* Start Data extract *

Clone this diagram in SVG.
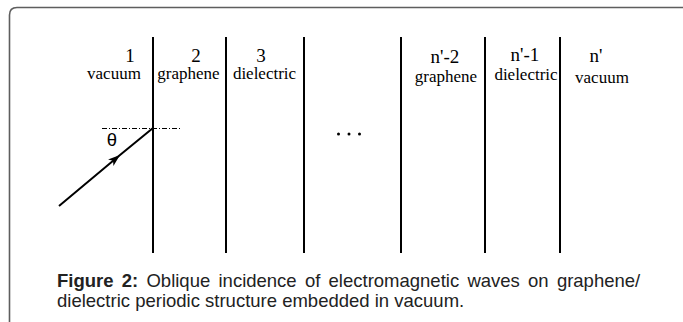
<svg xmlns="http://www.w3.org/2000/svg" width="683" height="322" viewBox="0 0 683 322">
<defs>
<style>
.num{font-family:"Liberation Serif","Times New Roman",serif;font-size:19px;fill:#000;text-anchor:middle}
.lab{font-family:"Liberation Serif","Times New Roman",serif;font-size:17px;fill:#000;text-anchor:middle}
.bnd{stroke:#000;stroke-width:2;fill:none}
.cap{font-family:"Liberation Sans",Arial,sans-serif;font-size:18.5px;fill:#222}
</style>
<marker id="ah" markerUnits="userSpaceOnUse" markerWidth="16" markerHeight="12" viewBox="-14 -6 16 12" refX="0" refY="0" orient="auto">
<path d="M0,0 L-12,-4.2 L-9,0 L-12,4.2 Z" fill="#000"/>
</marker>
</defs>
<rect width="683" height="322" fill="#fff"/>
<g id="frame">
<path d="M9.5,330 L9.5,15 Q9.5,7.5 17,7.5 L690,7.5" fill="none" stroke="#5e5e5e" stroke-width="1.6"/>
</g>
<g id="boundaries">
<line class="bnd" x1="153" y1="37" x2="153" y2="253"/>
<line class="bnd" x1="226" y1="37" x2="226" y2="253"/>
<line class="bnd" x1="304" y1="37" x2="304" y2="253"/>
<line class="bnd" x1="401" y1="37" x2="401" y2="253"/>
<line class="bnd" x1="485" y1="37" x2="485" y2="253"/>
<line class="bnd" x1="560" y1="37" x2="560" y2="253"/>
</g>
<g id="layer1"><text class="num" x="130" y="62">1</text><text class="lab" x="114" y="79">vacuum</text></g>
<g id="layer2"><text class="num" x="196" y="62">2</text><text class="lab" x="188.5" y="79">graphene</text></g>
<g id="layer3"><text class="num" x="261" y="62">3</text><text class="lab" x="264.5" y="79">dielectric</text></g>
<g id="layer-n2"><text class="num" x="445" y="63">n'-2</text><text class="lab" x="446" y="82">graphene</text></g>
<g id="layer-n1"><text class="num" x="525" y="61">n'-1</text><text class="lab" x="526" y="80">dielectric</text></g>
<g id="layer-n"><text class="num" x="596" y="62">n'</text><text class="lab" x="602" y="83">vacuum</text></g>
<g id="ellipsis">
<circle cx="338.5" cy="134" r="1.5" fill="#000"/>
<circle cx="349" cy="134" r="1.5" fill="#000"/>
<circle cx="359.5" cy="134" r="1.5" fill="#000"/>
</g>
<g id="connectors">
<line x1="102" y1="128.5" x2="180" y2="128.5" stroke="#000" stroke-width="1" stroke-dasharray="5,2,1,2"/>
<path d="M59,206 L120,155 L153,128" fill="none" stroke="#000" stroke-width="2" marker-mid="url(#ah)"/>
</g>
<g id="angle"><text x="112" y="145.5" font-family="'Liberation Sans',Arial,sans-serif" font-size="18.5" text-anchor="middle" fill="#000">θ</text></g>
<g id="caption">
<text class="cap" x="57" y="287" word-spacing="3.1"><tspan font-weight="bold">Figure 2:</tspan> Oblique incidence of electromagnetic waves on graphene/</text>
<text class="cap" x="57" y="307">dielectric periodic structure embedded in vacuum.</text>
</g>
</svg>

* End Data extract *

**Problem to solve:** Return each line exactly as written. Any picture gets left out.

**Reply to the task:**
Clone this diagram in SVG.
<svg xmlns="http://www.w3.org/2000/svg" width="683" height="322" viewBox="0 0 683 322">
<defs>
<style>
.num{font-family:"Liberation Serif","Times New Roman",serif;font-size:19px;fill:#000;text-anchor:middle}
.lab{font-family:"Liberation Serif","Times New Roman",serif;font-size:17px;fill:#000;text-anchor:middle}
.bnd{stroke:#000;stroke-width:2;fill:none}
.cap{font-family:"Liberation Sans",Arial,sans-serif;font-size:18.5px;fill:#222}
</style>
<marker id="ah" markerUnits="userSpaceOnUse" markerWidth="16" markerHeight="12" viewBox="-14 -6 16 12" refX="0" refY="0" orient="auto">
<path d="M0,0 L-12,-4.2 L-9,0 L-12,4.2 Z" fill="#000"/>
</marker>
</defs>
<rect width="683" height="322" fill="#fff"/>
<g id="frame">
<path d="M9.5,330 L9.5,15 Q9.5,7.5 17,7.5 L690,7.5" fill="none" stroke="#5e5e5e" stroke-width="1.6"/>
</g>
<g id="boundaries">
<line class="bnd" x1="153" y1="37" x2="153" y2="253"/>
<line class="bnd" x1="226" y1="37" x2="226" y2="253"/>
<line class="bnd" x1="304" y1="37" x2="304" y2="253"/>
<line class="bnd" x1="401" y1="37" x2="401" y2="253"/>
<line class="bnd" x1="485" y1="37" x2="485" y2="253"/>
<line class="bnd" x1="560" y1="37" x2="560" y2="253"/>
</g>
<g id="layer1"><text class="num" x="130" y="62">1</text><text class="lab" x="114" y="79">vacuum</text></g>
<g id="layer2"><text class="num" x="196" y="62">2</text><text class="lab" x="188.5" y="79">graphene</text></g>
<g id="layer3"><text class="num" x="261" y="62">3</text><text class="lab" x="264.5" y="79">dielectric</text></g>
<g id="layer-n2"><text class="num" x="445" y="63">n'-2</text><text class="lab" x="446" y="82">graphene</text></g>
<g id="layer-n1"><text class="num" x="525" y="61">n'-1</text><text class="lab" x="526" y="80">dielectric</text></g>
<g id="layer-n"><text class="num" x="596" y="62">n'</text><text class="lab" x="602" y="83">vacuum</text></g>
<g id="ellipsis">
<circle cx="338.5" cy="134" r="1.5" fill="#000"/>
<circle cx="349" cy="134" r="1.5" fill="#000"/>
<circle cx="359.5" cy="134" r="1.5" fill="#000"/>
</g>
<g id="connectors">
<line x1="102" y1="128.5" x2="180" y2="128.5" stroke="#000" stroke-width="1" stroke-dasharray="5,2,1,2"/>
<path d="M59,206 L120,155 L153,128" fill="none" stroke="#000" stroke-width="2" marker-mid="url(#ah)"/>
</g>
<g id="angle"><text x="112" y="145.5" font-family="'Liberation Sans',Arial,sans-serif" font-size="18.5" text-anchor="middle" fill="#000">θ</text></g>
<g id="caption">
<text class="cap" x="57" y="287" word-spacing="3.1"><tspan font-weight="bold">Figure 2:</tspan> Oblique incidence of electromagnetic waves on graphene/</text>
<text class="cap" x="57" y="307">dielectric periodic structure embedded in vacuum.</text>
</g>
</svg>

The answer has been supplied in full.